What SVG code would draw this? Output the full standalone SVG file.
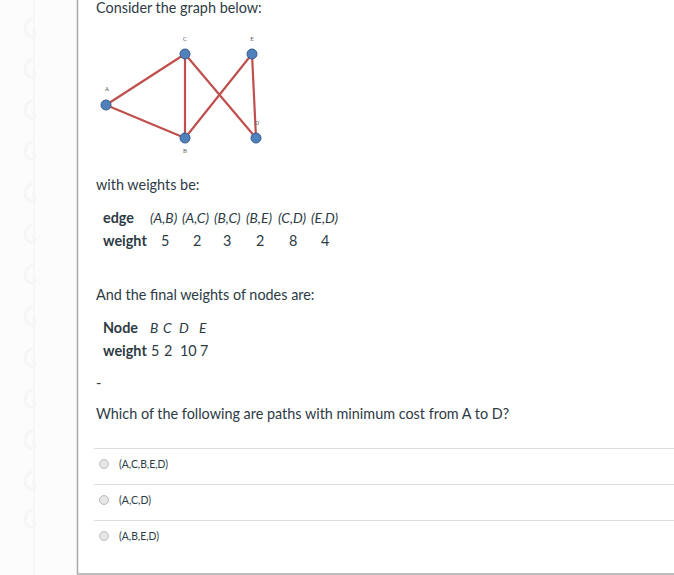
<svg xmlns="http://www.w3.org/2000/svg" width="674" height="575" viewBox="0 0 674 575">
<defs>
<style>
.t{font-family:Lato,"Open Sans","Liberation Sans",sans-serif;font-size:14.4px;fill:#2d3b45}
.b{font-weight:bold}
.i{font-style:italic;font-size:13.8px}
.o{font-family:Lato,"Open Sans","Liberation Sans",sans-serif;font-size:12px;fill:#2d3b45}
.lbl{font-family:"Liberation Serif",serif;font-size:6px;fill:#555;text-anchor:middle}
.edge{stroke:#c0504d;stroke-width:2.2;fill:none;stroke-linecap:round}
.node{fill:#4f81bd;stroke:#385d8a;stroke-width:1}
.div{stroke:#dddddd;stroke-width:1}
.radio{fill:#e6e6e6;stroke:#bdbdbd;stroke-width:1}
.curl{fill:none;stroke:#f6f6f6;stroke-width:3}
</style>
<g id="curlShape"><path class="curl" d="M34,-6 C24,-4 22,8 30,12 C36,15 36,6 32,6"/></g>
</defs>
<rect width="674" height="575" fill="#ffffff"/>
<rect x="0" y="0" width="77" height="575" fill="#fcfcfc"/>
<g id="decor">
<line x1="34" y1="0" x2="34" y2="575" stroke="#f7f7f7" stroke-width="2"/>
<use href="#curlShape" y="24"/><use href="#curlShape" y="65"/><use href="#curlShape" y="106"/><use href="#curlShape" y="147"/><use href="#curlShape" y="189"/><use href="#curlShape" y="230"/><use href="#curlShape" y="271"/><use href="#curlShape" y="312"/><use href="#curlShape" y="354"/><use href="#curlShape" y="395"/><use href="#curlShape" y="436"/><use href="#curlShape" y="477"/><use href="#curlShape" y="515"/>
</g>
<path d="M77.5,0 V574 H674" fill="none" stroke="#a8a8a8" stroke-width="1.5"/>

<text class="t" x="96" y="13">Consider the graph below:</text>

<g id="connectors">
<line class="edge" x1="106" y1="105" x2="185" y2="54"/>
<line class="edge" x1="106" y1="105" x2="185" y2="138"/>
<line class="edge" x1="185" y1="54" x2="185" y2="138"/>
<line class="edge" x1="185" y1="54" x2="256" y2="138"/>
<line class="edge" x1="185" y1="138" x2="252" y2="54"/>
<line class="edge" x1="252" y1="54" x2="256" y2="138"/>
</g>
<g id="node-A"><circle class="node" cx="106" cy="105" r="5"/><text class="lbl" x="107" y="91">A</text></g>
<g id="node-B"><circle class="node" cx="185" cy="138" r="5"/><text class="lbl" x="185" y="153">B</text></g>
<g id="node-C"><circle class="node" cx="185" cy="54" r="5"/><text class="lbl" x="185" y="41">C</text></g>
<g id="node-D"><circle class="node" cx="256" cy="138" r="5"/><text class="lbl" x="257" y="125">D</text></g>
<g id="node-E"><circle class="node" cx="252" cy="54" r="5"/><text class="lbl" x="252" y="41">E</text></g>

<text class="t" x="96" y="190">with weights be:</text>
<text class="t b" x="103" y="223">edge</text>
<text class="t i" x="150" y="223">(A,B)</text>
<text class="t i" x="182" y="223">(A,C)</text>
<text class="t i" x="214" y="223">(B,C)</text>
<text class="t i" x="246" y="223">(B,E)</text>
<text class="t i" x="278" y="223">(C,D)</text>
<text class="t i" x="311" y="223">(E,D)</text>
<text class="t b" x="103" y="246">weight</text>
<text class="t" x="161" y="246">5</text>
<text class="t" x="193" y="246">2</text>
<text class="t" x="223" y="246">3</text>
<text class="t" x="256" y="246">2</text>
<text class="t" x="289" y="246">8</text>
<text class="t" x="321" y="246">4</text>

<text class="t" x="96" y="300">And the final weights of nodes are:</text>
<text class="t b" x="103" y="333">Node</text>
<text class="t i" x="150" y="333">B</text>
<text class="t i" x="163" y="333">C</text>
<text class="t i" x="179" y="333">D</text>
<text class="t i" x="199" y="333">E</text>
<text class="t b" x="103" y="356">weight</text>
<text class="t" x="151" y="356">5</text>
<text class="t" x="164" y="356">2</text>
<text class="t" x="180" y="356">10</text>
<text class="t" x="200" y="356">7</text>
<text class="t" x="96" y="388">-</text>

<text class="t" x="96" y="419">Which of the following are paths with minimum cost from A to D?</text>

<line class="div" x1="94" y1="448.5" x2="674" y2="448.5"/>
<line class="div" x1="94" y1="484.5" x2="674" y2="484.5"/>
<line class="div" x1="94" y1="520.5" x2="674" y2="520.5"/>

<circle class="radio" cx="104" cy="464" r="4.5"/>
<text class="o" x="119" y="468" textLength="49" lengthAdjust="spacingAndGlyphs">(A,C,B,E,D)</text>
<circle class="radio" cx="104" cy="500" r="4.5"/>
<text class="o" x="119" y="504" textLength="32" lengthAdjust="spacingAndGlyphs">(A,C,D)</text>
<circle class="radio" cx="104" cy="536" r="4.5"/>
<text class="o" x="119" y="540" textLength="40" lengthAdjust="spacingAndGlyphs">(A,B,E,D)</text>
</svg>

═══

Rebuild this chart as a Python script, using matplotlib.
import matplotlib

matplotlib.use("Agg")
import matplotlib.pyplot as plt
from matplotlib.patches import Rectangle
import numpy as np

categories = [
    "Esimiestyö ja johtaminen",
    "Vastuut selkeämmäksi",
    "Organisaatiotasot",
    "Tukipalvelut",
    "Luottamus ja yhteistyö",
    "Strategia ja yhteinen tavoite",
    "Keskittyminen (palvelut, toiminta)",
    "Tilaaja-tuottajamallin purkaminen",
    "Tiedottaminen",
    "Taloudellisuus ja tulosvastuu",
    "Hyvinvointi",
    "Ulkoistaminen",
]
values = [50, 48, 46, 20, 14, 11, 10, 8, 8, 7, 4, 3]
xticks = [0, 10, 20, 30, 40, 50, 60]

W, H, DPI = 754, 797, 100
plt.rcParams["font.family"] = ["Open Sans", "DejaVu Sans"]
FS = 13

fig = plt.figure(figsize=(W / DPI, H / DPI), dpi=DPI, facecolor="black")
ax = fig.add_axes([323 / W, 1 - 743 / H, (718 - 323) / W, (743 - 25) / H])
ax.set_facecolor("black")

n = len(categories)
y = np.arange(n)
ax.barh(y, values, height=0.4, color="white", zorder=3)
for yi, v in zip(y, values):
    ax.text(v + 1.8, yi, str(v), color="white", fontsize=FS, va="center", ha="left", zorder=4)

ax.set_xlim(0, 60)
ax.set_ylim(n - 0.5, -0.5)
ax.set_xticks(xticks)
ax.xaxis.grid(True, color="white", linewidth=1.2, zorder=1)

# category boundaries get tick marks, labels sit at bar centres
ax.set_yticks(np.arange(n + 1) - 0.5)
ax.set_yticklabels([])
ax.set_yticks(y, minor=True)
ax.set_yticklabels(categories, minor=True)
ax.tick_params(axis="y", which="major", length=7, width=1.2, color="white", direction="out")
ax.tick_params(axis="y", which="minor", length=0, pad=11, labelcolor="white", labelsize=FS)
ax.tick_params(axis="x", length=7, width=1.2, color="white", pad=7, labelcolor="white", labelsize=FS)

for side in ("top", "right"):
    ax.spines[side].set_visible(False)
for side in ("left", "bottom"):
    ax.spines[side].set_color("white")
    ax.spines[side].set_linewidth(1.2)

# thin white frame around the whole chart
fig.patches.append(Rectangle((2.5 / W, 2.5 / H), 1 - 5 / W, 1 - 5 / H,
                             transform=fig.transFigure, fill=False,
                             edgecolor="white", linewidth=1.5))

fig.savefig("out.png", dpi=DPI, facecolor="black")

═══

WRITTEN PROBLEM :: From the listing above, copy all lines holding the word "chart".

THE ANSWER ::
Rebuild this chart as a Python script, using matplotlib.
# thin white frame around the whole chart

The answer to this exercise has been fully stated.